_Objective_
Select all lines holding the word "with" from the entries that follow.

_Given information_
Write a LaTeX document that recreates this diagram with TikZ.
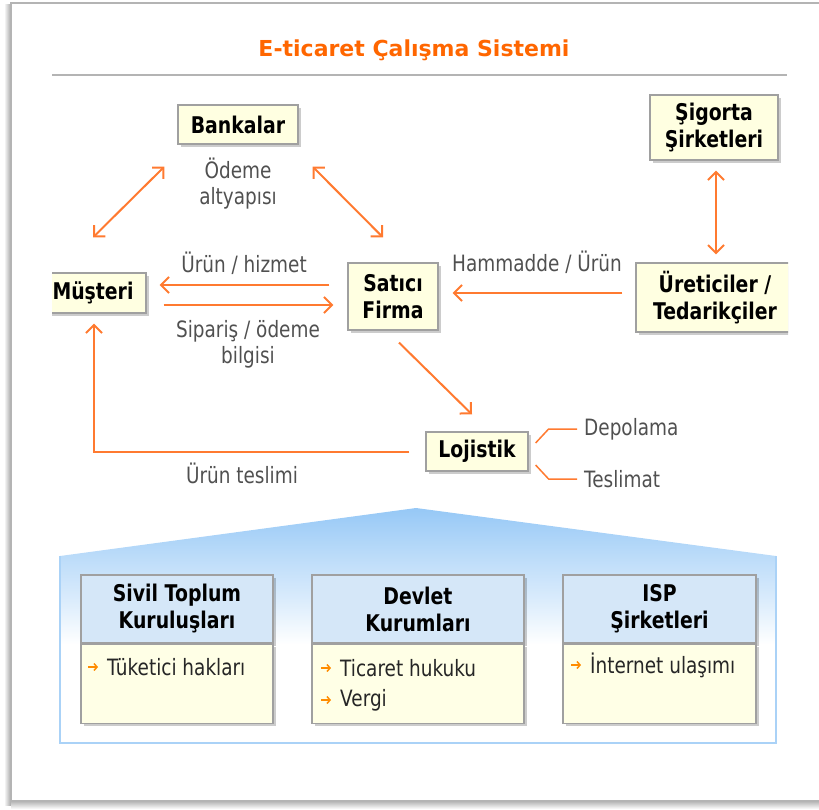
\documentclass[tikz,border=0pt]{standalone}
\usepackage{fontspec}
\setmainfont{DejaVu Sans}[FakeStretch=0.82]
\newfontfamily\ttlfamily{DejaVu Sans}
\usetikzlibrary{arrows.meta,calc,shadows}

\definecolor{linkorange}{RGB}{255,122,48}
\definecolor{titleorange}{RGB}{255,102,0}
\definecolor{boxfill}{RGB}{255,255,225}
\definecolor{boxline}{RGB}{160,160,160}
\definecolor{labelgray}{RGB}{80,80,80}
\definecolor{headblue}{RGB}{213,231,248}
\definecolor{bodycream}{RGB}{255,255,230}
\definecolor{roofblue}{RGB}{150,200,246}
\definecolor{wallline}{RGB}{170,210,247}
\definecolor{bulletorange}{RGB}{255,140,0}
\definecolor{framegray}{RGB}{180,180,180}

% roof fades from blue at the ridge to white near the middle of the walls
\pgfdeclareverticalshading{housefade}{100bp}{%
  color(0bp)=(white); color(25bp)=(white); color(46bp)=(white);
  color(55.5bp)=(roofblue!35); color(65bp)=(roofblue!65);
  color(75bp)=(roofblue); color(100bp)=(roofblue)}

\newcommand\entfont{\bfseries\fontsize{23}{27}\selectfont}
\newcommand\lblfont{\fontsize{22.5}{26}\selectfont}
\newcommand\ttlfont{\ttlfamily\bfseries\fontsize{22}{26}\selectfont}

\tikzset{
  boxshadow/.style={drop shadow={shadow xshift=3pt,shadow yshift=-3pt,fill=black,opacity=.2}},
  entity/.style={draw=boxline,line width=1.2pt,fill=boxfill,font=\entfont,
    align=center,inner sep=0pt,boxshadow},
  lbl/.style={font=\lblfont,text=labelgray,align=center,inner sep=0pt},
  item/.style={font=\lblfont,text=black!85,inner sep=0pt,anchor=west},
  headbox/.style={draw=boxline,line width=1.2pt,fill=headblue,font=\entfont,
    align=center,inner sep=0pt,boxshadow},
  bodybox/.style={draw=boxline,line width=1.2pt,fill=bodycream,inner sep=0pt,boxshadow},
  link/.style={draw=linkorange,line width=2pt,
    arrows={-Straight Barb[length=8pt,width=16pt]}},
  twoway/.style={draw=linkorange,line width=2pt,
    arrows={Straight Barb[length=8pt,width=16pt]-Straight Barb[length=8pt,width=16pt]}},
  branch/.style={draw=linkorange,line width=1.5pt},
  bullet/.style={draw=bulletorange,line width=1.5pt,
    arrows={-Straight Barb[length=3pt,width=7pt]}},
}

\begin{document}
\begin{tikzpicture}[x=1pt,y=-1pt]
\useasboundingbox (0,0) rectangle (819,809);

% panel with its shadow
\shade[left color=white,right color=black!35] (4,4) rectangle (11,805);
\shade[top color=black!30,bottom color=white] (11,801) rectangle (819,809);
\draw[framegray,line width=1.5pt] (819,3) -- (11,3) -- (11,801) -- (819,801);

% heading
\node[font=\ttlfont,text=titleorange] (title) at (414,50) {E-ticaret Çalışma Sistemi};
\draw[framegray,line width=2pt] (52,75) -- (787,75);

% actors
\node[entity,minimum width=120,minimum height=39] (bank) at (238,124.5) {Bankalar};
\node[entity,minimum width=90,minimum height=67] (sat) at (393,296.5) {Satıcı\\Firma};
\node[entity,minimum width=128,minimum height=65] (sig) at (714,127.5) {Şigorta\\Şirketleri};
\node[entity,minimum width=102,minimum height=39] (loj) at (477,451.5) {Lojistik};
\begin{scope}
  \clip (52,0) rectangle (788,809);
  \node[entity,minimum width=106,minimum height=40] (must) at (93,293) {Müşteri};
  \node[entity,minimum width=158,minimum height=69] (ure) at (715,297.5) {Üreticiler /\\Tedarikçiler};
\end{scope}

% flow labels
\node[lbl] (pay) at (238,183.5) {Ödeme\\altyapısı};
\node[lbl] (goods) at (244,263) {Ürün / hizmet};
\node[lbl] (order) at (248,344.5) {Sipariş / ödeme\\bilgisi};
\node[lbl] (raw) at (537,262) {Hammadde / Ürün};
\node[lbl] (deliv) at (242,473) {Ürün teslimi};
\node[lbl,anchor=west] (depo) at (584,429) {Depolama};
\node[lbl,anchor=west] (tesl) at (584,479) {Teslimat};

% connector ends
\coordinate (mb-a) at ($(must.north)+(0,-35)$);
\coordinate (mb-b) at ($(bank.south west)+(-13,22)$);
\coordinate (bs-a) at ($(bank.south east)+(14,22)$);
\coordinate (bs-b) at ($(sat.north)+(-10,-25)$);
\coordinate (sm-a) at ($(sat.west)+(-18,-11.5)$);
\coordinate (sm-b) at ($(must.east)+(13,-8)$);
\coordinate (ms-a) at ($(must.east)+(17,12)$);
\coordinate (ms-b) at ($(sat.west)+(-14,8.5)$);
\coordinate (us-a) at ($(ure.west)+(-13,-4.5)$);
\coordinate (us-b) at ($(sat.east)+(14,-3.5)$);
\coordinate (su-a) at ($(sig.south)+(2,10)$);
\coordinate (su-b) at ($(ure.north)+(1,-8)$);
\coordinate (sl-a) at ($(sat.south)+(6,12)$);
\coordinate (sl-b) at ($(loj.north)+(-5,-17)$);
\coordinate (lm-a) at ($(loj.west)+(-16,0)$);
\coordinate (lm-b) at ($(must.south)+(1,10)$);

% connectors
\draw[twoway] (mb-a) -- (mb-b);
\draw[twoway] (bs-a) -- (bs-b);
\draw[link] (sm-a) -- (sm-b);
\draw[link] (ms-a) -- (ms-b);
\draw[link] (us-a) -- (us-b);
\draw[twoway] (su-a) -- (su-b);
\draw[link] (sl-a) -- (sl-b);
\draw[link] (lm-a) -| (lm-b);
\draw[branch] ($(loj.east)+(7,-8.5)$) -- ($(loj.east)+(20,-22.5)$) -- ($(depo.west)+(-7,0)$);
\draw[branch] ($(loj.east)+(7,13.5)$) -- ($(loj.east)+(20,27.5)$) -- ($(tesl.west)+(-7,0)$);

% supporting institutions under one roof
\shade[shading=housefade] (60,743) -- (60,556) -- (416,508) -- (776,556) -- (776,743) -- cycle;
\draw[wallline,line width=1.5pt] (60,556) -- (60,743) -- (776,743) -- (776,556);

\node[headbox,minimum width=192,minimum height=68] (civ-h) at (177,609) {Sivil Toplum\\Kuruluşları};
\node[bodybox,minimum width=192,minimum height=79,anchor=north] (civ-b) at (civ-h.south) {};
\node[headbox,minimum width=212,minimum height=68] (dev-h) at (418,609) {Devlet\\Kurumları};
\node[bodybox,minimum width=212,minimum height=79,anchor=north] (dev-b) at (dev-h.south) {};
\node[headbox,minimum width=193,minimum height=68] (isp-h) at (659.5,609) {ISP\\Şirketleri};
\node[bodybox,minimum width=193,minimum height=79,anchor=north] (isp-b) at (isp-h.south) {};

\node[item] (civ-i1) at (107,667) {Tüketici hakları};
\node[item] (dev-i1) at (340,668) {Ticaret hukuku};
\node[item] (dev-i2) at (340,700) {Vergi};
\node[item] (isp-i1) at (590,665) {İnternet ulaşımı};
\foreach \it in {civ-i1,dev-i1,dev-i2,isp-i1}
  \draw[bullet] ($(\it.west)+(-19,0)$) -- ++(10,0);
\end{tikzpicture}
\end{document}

...

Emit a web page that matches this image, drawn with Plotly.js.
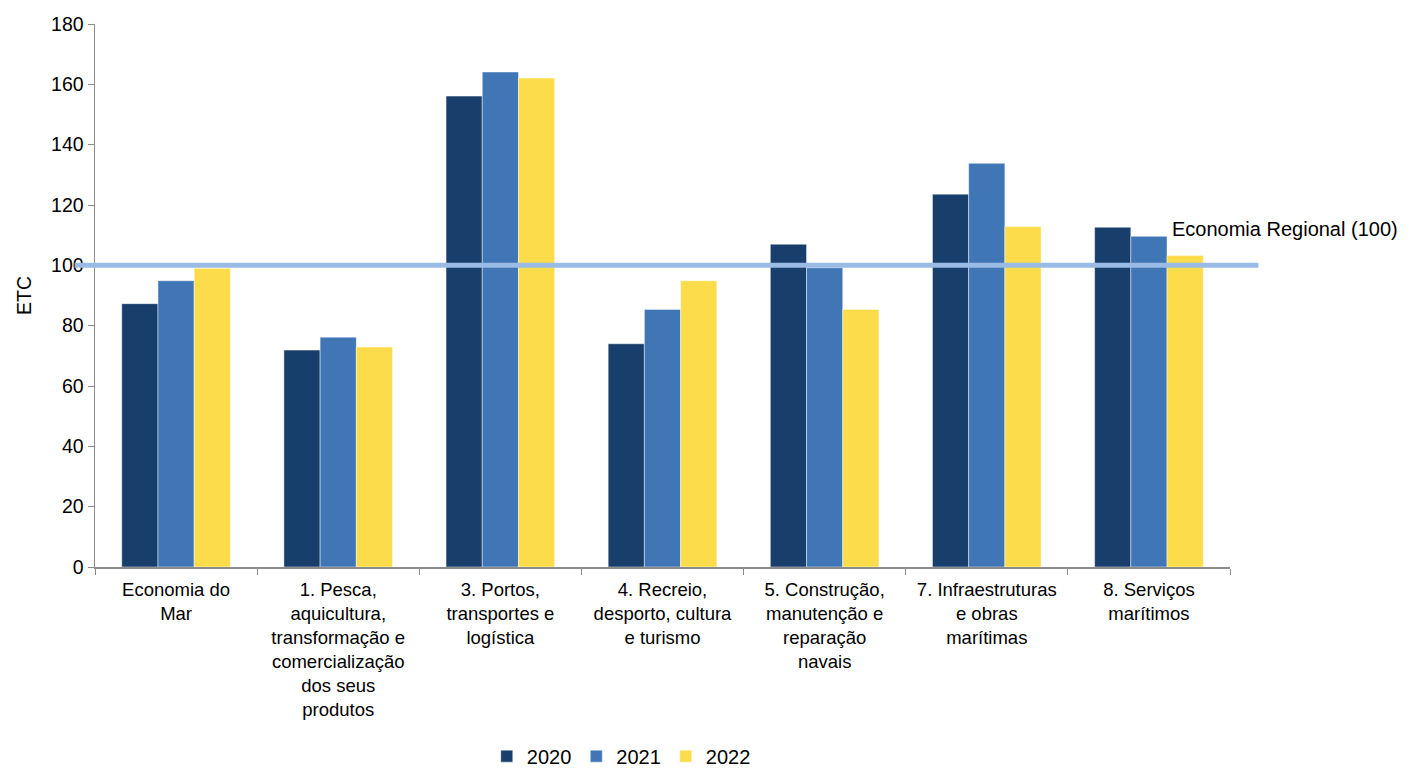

_Solved problem_
Write a LaTeX document that recreates this diagram with TikZ.
% panel with its shadow
Emit a web page that matches this image, drawn with Plotly.js.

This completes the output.